Clairement, ce sont les vignes qui manquaient de vigueur qui ont souffert le plus. Pour celles qui n’avaient rien à manger, pauvres, déjà faibles, la sanction est rude. Elles sont marron. Comme disait mon grand père, qui avait 14-18, en cas de crise, les gros maigrissent, les maigres meurent. On ne le dira jamais assez, sur des terroirs pauvres et secs, déjà sans eau, l’absence d’amendement signifie, à terme, la décrépitude et la mort. Sur celles correctement nourries, le feuillage a joué pleinement son rôle protecteur, comme un parasol vous protège, sur la plage, du soleil.

Reste les grappes qui, de part leur position sur le sarment, n’étaient pas protégées et qui, exposées au soleil couchant, ont résisté vaillamment à l’addition d’UV au fil de la journée, avant de mourrir. Les raisins, désormais totalement nécrosés, tomberont d’ici les vendanges, n’impactant pas les vinifications. Une sorte de vendange en verte, soyons positif, qui aura, espérons, augmenté la qualité potentielle des survivantes.

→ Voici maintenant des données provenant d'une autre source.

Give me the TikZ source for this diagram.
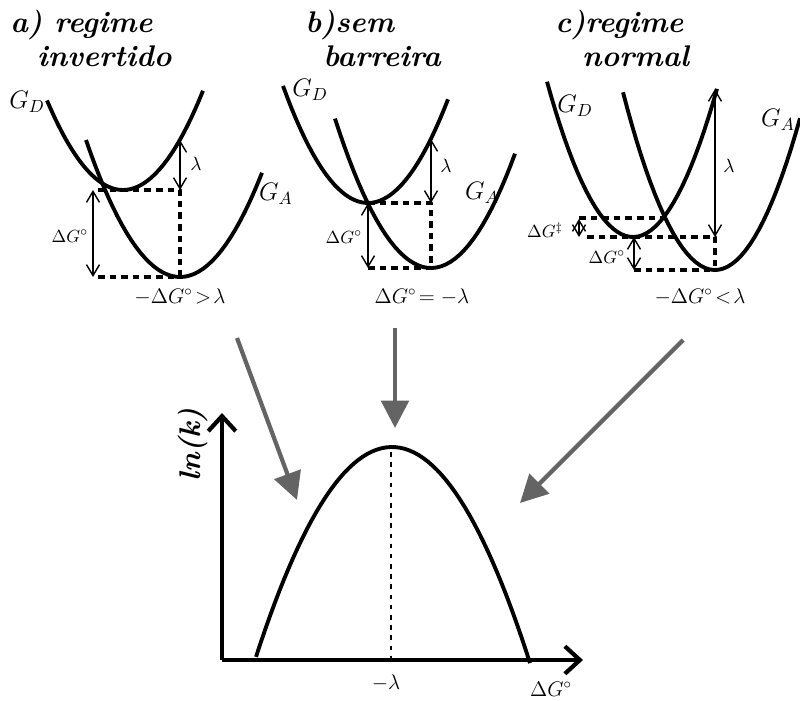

En fonction des communes, des expositions, des géologies, les vignes ont plus souffert que d’autres. Clairement, le réchauffement climatique nous oblige à changer un paragdigme qui prévalait depuis 2000 ans : les «grands» terroirs ne sont peut-être plus les coteaux plein sud, caillouteux, précoces, secs. Les fonds de vallées, les versants nord, les terres plus profondes tiennent désormais leur revanche. Vingrau tire son épingle du jeu, les deux degrés de moins, faciles à remarquer sur le thermomètre de la voiture lorsque l’on vient de la côte ou de Perpignan, ont fait une réelle différence. Les masses montagneuses calcaires aussi.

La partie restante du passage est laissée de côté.